The U.S. Treasury has executed a significant financial maneuver, repurchasing $12.5 billion of its own debt in a single operation, marking the largest buyback ever conducted by the country. This action, confirmed by official documentation and highlighted by market observers, signals a deliberate intervention in the bond market.
Kamil Shaheen brought attention to the move on X, reporting it as a $13 billion repurchase. The rapid spread of this information underscores the immediate recognition by traders of the unusual nature and potential impact of such a large-scale buyback.
This operation is not a standard adjustment of government bonds; it represents a substantial liquidity initiative. It occurs at a time when market participants are particularly sensitive to any changes affecting bond supply, yields, and expectations regarding future interest rate adjustments. A buyback of this magnitude indicates the Treasury's intent to actively influence the current functioning of the bond market.
Rationale Behind the Treasury's Action
Typically, governments issue debt rather than repurchase it. Therefore, when the Treasury intervenes to buy back such a substantial amount of its own debt, it directly alters the supply dynamics within the market.

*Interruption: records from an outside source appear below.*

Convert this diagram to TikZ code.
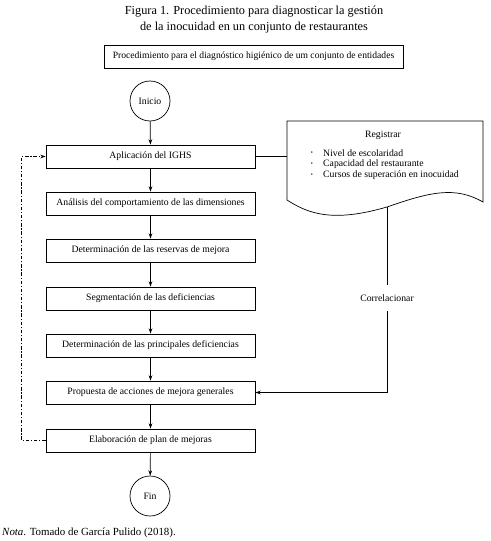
\documentclass[tikz,border=0pt]{standalone}
\usepackage{fontspec}
\setmainfont{Liberation Serif}
\usetikzlibrary{arrows.meta, positioning}

\begin{document}
\begin{tikzpicture}[x=0.03cm, y=-0.03cm,
    paso/.style={draw, line width=0.8pt, minimum width=6.27cm, minimum height=0.69cm, inner sep=0pt, font=\fontsize{8.3}{10}\selectfont},
    terminal/.style={draw, circle, line width=0.6pt, minimum size=1.2cm, inner sep=0pt, font=\fontsize{8.3}{10}\selectfont},
    flecha/.style={line width=0.6pt, -{Stealth[length=4.5pt, width=3.2pt]}},
    linea/.style={line width=0.6pt},
    retorno/.style={line width=0.6pt, dash pattern=on 3pt off 1.5pt on 1pt off 1.5pt, -{Stealth[length=4.5pt, width=3.2pt]}},
    texto/.style={font=\fontsize{8.3}{10}\selectfont, inner sep=0pt},
    vineta/.style={font=\fontsize{5}{6}\selectfont, inner sep=0pt}]
    \useasboundingbox (0,0) rectangle (490,541);
    % Title
    \node[align=center, font=\fontsize{10.5}{13.6}\selectfont] (titulo) at (254,20) {Figura 1. Procedimiento para diagnosticar la gestión\\de la inocuidad en un conjunto de restaurantes};
    \node[draw, line width=0.8pt, minimum width=8.97cm, minimum height=0.69cm, font=\fontsize{8.2}{10}\selectfont] (proc) at (253.5,56.5) {Procedimiento para el diagnóstico higiénico de um conjunto de entidades};
    % Main sequence
    \node[terminal] (inicio) at (150,101) {Inicio};
    \node[paso] (aplic) at (150.5,156.5) {Aplicación del IGHS};
    \node[paso] (anal) at (150.5,203.5) {Análisis del comportamiento de las dimensiones};
    \node[paso] (reserv) at (150.5,250.5) {Determinación de las reservas de mejora};
    \node[paso] (segm) at (150.5,298.5) {Segmentación de las deficiencias};
    \node[paso] (princ) at (150.5,345.5) {Determinación de las principales deficiencias};
    \node[paso] (prop) at (150.5,392.5) {Propuesta de acciones de mejora generales};
    \node[paso] (elab) at (150.5,440.5) {Elaboración de plan de mejoras};
    \node[terminal] (fin) at (150,496) {Fin};
    \draw[flecha] (inicio) -- (aplic);
    \draw[flecha] (aplic) -- (anal);
    \draw[flecha] (anal) -- (reserv);
    \draw[flecha] (reserv) -- (segm);
    \draw[flecha] (segm) -- (princ);
    \draw[flecha] (princ) -- (prop);
    \draw[flecha] (prop) -- (elab);
    \draw[flecha] (elab) -- (fin);
    % Feedback loop
    \draw[retorno] (elab.west) -- ++(-24,0) |- (aplic.west);
    % Document shape
    \coordinate (docizq) at (287,156.5);
    \coordinate (docbase) at (387,207);
    \draw[line width=0.6pt] (287,121) -- (483,121) -- (483,202)
        .. controls (455,186) and (430,192) .. (docbase)
        .. controls (335,222) and (310,215) .. (287,200) -- cycle;
    \node[texto] (registrar) at (383,135) {Registrar};
    \node[vineta] (b1) at (312,153.5) {\textbullet};
    \node[vineta] (b2) at (312,164.5) {\textbullet};
    \node[vineta] (b3) at (312,175.5) {\textbullet};
    \node[texto, anchor=west] (n1) at (323,153.5) {Nivel de escolaridad};
    \node[texto, anchor=west] (n2) at (323,164.5) {Capacidad del restaurante};
    \node[texto, anchor=west] (n3) at (323,175.5) {Cursos de superación en inocuidad};
    \draw[linea] (aplic.east) -- (docizq);
    \draw[flecha] (docbase) -- node[pos=0.49, fill=white, inner xsep=1pt, inner ysep=8pt, font=\fontsize{8.3}{10}\selectfont] (correl) {Correlacionar} (docbase |- prop.east) -- (prop.east);
    % Note
    \node[anchor=west, font=\fontsize{9.3}{11}\selectfont, inner sep=0pt] (nota) at (2,533) {\textit{Nota}. Tomado de García Pulido (2018).};
\end{tikzpicture}
\end{document}
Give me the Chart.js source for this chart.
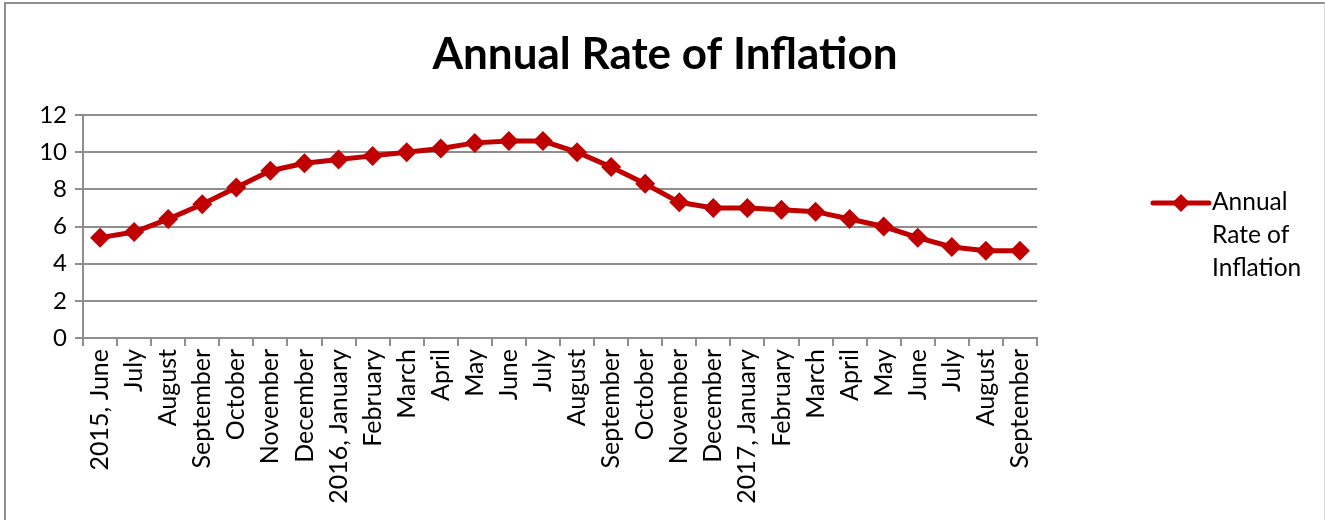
<!DOCTYPE html>
<html>
<head>
<meta charset="utf-8">
<script src="https://cdn.jsdelivr.net/npm/chart.js@4.4.1/dist/chart.umd.min.js"></script>
<style>
  html, body { margin: 0; padding: 0; background: #fff; }
  #wrap { position: relative; width: 1325px; height: 520px; }
  #frame {
    position: absolute; left: 4px; top: 2px; right: 0; bottom: -4px;
    border-left: 2px solid #8e8e8e; border-top: 2px solid #8e8e8e; border-right: 1px solid #d9d9d9;
    pointer-events: none;
  }
  canvas { position: absolute; left: 0; top: 0; }
</style>
</head>
<body>
<div id="wrap">
  <canvas id="chart" width="1325" height="520"></canvas>
  <div id="frame"></div>
</div>
<script>
// ─── DATA ───────────────────────────────────────────────
const months = [
  '2015, June', 'July', 'August', 'September', 'October', 'November', 'December',
  '2016, January', 'February', 'March', 'April', 'May', 'June', 'July', 'August',
  'September', 'October', 'November', 'December',
  '2017, January', 'February', 'March', 'April', 'May', 'June', 'July', 'August', 'September'
];
const inflation = [
  5.4, 5.7, 6.4, 7.2, 8.1, 9.0, 9.4,
  9.6, 9.8, 10.0, 10.2, 10.5, 10.6, 10.6, 10.0,
  9.2, 8.3, 7.3, 7.0,
  7.0, 6.9, 6.8, 6.4, 6.0, 5.4, 4.9, 4.7, 4.7
];
const seriesName = 'Annual Rate of Inflation';
const legendLines = ['Annual', 'Rate of', 'Inflation'];

const RED = '#C00000';
const GRID = '#8e8e8e';
const FONT = "Lato, 'Open Sans', sans-serif";

// ─── TITLE (centred on the whole canvas) ─────────────────
const pageTitle = {
  id: 'pageTitle',
  afterDraw(chart) {
    const c = chart.ctx;
    c.save();
    c.fillStyle = '#000';
    c.font = 'bold 44px ' + FONT;
    c.textAlign = 'center';
    c.textBaseline = 'middle';
    c.fillText(seriesName, 665, 55);
    c.restore();
  }
};

// ─── LEGEND (wrapped, drawn on canvas) ───────────────────
const wrappedLegend = {
  id: 'wrappedLegend',
  afterDraw(chart) {
    const c = chart.ctx;
    const x0 = 1153, x1 = 1209, y = 203;
    c.save();
    c.strokeStyle = RED;
    c.lineWidth = 5;
    c.lineCap = 'round';
    c.beginPath(); c.moveTo(x0, y); c.lineTo(x1, y); c.stroke();
    c.fillStyle = RED;
    const cx = (x0 + x1) / 2, r = 9;
    c.beginPath();
    c.moveTo(cx, y - r); c.lineTo(cx + r, y); c.lineTo(cx, y + r); c.lineTo(cx - r, y);
    c.closePath(); c.fill();
    c.fillStyle = '#000';
    c.font = '24.5px ' + FONT;
    c.textBaseline = 'middle';
    legendLines.forEach((t, i) => c.fillText(t, 1212, 202 + i * 33));
    c.restore();
  }
};

new Chart(document.getElementById('chart'), {
  type: 'line',
  data: {
    labels: months,
    datasets: [{
      label: seriesName,
      data: inflation,
      borderColor: RED,
      backgroundColor: RED,
      borderWidth: 5,
      tension: 0,
      pointStyle: 'rectRot',
      pointRadius: 10,
      pointHoverRadius: 10,
      pointBorderWidth: 0,
    }],
  },
  options: {
    responsive: false,
    animation: false,
    events: [],
    layout: { padding: { left: 0, right: 288, top: 115, bottom: 0 } },
    plugins: {
      legend: { display: false },
      tooltip: { enabled: false },
      title: { display: false },
    },
    scales: {
      x: {
        offset: true,
        grid: { offset: true, drawOnChartArea: false, drawTicks: true, tickLength: 8, tickColor: GRID, lineWidth: 2 },
        border: { color: GRID, width: 2 },
        ticks: {
          color: '#000', font: { family: FONT, size: 25 },
          maxRotation: 90, minRotation: 90, autoSkip: false, padding: 3,
        },
        afterFit: (s) => { s.height = 182; },
      },
      y: {
        min: 0, max: 12,
        grid: { color: GRID, lineWidth: 2, tickLength: 8, tickColor: GRID },
        border: { color: GRID, width: 2 },
        ticks: { stepSize: 2, color: '#000', font: { family: FONT, size: 24 }, padding: 8 },
        afterFit: (s) => { s.width = 83; },
      },
    },
  },
  plugins: [pageTitle, wrappedLegend],
});
</script>
</body>
</html>
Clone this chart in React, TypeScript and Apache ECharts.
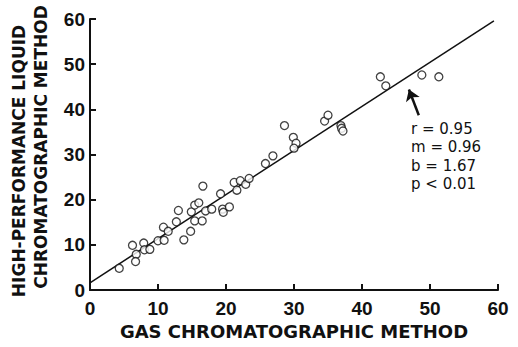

A reduction in the number of bonds available in circulation can alleviate pressure on long-term yields and provide stability to market segments that have experienced challenges with weak auction demand and uncertainty surrounding interest rates.
The U.S. Treasury just repurchased $13B of its own debt the largest buyback in history 🚨
— Kamil (@KamilShaheen19) December 6, 2025
This kind of liquidity maneuver sends a clear signal
The government is actively reshaping the bond market’s supply dynamics at scale. pic.twitter.com/QMOd4FmGkT
The timing of this intervention is noteworthy. Bond market volatility has been elevated for several months, inflation data continues to influence the narrative surrounding potential rate cuts, and every bond auction is subject to intense scrutiny.
The decision to proceed with a buyback of this scale suggests that the Treasury aims to exert greater control over the behavior of the yield curve, particularly its longer-term segments.
While this action does not necessarily indicate an impending crisis, it does highlight that policymakers are closely monitoring factors that often go unnoticed by the majority of retail investors.
Potential Impact on Crypto and Risk Assets
Any influence the Treasury exerts on liquidity conditions, even indirectly, can have ripple effects across various financial markets. The cryptocurrency market, in particular, tends to react strongly to shifts in liquidity, as it is a significant driver of its price movements. When stress in the bond market eases, capital often begins to flow back into higher-risk assets.
This does not guarantee an immediate surge for Bitcoin or other cryptocurrencies, but it does alter the trading environment. If this buyback is the initial step in a series of liquidity-supportive measures, risk assets could potentially experience greater benefits than currently anticipated.
At present, market participants are still assessing whether this buyback was an isolated adjustment or the commencement of a broader strategy. Regardless of the long-term implications, the U.S. Treasury has completed the largest debt buyback in its history, and the financial markets are taking note.